[start of The input]
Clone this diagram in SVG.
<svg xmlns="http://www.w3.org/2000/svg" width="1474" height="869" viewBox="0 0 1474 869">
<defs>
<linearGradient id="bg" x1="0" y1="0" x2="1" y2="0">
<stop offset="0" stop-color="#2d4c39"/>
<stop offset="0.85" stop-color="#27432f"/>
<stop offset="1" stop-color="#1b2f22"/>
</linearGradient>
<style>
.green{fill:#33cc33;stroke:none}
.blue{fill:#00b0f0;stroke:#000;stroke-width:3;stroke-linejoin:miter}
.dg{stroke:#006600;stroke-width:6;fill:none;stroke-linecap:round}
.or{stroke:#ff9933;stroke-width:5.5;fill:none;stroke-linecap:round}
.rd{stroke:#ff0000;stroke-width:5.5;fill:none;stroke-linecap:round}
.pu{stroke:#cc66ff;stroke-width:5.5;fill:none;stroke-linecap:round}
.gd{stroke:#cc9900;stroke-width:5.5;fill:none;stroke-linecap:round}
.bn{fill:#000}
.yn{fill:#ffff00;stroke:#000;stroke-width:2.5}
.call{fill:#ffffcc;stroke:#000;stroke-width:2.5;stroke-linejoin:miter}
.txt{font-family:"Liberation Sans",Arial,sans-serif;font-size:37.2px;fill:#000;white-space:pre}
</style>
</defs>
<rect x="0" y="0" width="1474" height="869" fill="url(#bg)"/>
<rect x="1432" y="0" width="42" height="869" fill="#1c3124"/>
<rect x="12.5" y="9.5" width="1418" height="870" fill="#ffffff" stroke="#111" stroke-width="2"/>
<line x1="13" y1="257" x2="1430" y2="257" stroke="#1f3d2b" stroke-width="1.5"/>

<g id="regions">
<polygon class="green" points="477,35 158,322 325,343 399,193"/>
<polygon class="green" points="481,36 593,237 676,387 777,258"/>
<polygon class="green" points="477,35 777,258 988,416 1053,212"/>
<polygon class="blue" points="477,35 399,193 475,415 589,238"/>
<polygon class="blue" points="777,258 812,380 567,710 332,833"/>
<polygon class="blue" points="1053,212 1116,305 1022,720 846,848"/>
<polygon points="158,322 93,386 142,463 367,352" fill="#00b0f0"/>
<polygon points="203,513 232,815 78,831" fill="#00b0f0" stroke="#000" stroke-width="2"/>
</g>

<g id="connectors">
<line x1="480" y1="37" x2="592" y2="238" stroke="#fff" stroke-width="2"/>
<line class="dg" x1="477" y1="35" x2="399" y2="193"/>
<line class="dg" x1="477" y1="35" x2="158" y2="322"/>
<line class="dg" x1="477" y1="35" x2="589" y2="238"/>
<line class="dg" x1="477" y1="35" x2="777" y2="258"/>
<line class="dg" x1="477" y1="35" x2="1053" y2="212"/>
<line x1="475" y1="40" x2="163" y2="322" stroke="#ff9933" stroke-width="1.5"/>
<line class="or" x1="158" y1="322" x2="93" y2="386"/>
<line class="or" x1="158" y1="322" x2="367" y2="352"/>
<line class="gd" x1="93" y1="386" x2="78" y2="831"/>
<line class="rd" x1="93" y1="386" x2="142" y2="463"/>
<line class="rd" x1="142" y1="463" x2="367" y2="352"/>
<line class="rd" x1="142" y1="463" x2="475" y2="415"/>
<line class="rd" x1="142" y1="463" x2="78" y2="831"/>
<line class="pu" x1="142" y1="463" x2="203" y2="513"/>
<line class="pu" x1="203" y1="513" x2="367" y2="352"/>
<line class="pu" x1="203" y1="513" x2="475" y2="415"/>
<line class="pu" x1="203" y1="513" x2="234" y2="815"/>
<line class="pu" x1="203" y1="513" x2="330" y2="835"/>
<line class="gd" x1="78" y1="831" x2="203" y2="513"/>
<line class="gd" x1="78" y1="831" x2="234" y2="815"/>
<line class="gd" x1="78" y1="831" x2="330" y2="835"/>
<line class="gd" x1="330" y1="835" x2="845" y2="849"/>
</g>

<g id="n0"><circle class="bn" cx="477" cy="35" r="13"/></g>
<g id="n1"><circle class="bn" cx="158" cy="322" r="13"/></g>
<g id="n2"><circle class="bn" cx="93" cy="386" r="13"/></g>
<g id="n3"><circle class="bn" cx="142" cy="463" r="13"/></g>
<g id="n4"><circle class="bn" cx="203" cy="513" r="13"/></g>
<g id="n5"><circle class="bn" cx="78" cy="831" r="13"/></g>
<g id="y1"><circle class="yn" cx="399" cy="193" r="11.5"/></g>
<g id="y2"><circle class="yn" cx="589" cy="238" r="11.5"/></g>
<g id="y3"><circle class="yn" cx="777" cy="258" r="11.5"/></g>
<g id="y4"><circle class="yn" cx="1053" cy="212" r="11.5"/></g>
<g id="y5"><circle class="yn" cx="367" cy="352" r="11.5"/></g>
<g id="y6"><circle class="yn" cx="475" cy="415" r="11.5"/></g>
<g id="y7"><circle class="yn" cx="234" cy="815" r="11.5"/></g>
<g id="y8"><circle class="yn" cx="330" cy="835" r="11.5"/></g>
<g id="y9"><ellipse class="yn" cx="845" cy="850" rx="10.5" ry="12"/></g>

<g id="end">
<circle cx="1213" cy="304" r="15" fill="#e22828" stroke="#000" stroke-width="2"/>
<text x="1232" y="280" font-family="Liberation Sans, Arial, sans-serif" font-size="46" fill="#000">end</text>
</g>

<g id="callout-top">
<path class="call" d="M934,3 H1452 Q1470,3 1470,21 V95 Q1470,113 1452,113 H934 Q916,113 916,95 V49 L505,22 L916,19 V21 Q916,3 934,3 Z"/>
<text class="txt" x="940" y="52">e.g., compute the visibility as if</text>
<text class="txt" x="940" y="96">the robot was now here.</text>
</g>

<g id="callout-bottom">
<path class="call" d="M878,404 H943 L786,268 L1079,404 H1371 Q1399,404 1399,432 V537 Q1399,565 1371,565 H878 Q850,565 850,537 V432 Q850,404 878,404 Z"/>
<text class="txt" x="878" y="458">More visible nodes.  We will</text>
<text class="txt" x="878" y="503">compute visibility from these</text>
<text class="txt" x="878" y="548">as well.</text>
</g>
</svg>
[end of The input]
[start of The input]
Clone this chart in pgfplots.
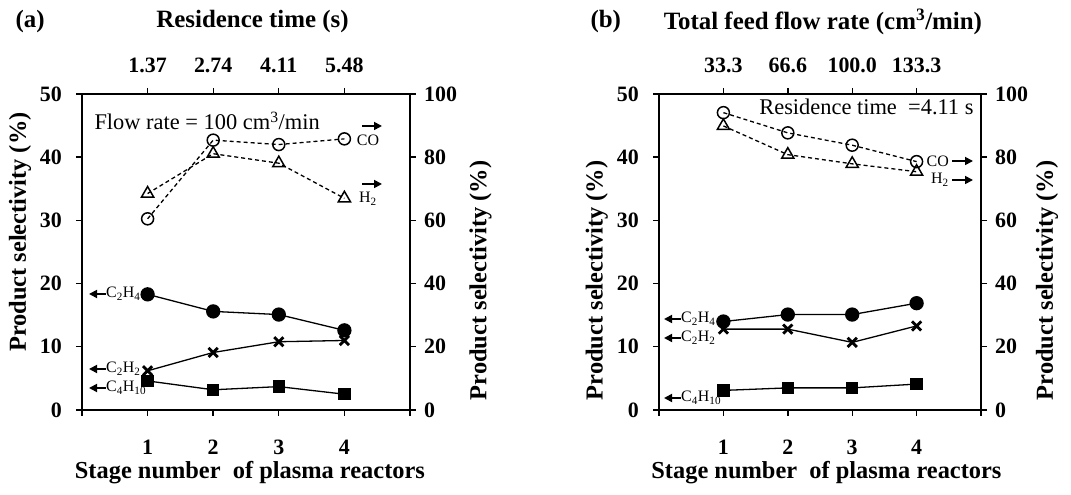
[end of The input]
[start of The input]
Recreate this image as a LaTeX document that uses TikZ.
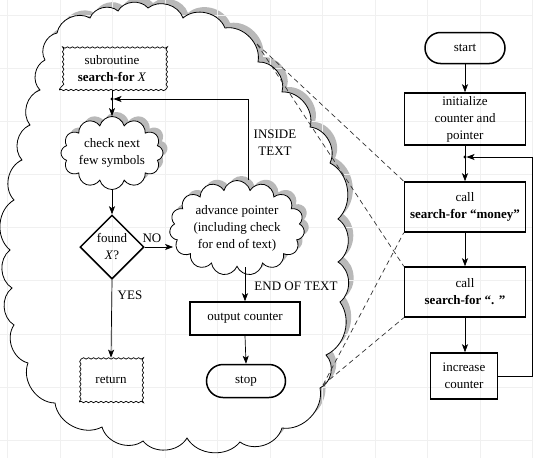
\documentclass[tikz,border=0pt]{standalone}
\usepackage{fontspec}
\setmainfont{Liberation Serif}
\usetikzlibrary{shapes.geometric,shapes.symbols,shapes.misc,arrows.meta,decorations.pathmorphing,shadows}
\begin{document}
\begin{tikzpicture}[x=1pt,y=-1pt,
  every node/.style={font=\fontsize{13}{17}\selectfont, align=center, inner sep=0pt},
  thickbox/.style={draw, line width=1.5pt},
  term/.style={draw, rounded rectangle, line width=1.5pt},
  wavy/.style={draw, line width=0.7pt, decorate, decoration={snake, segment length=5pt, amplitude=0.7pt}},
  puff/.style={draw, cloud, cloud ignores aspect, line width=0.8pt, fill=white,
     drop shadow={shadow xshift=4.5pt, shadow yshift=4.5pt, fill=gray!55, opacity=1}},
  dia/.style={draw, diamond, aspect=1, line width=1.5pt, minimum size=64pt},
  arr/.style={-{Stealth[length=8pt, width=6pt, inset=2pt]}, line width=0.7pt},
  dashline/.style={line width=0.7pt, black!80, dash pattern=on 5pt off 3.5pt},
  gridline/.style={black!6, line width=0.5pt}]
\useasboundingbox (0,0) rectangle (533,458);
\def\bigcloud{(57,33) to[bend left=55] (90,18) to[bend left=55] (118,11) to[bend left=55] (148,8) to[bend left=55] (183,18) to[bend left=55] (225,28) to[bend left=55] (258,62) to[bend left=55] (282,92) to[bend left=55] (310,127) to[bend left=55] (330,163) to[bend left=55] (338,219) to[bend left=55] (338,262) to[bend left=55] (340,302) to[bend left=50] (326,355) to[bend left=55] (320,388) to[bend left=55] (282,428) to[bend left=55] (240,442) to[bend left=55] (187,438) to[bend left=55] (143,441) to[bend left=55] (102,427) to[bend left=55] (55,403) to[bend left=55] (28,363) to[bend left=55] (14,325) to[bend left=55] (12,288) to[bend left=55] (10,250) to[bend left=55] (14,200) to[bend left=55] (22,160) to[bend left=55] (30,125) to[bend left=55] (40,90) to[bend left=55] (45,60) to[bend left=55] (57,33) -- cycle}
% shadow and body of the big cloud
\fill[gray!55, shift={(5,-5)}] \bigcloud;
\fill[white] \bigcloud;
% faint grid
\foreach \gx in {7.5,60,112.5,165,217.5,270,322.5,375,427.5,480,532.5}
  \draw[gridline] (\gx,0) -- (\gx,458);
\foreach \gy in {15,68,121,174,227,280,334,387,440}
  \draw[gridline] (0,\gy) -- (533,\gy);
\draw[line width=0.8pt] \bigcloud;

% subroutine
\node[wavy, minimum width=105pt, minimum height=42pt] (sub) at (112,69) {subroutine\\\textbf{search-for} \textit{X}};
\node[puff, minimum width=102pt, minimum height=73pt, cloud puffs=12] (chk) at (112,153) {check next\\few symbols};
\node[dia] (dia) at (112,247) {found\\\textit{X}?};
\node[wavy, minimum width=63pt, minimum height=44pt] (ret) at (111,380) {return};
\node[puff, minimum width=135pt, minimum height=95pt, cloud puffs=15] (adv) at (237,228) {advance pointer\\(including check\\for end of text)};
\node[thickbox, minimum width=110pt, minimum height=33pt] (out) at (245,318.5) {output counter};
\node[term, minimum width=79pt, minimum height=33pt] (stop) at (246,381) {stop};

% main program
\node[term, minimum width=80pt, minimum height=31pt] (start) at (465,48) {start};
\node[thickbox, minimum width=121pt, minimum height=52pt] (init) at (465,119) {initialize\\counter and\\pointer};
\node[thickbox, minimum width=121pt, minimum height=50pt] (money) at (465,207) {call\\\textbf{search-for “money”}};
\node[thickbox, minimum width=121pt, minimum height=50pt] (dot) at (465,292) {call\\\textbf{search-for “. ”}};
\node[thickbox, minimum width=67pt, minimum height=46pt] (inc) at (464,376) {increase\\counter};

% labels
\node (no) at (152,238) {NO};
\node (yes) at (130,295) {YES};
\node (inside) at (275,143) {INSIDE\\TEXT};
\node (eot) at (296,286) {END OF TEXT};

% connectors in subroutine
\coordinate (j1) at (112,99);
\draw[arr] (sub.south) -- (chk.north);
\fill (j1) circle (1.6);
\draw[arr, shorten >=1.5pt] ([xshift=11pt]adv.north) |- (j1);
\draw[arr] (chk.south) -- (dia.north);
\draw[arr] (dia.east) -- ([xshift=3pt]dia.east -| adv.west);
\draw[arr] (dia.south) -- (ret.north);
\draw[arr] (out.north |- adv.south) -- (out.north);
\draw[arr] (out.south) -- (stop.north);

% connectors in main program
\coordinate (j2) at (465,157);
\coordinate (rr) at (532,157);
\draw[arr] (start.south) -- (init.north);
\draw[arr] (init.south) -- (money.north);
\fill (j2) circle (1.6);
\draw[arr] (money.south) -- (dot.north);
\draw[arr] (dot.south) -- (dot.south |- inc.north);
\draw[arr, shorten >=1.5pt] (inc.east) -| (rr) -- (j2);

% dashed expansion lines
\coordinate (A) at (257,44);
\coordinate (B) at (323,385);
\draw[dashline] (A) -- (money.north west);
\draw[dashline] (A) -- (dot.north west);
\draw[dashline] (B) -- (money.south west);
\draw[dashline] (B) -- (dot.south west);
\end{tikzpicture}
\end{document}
[end of The input]
■ Goal ■
Tally every line of the listing that holds the string "Clone", then give the number by itself.

■ Task solution ■
2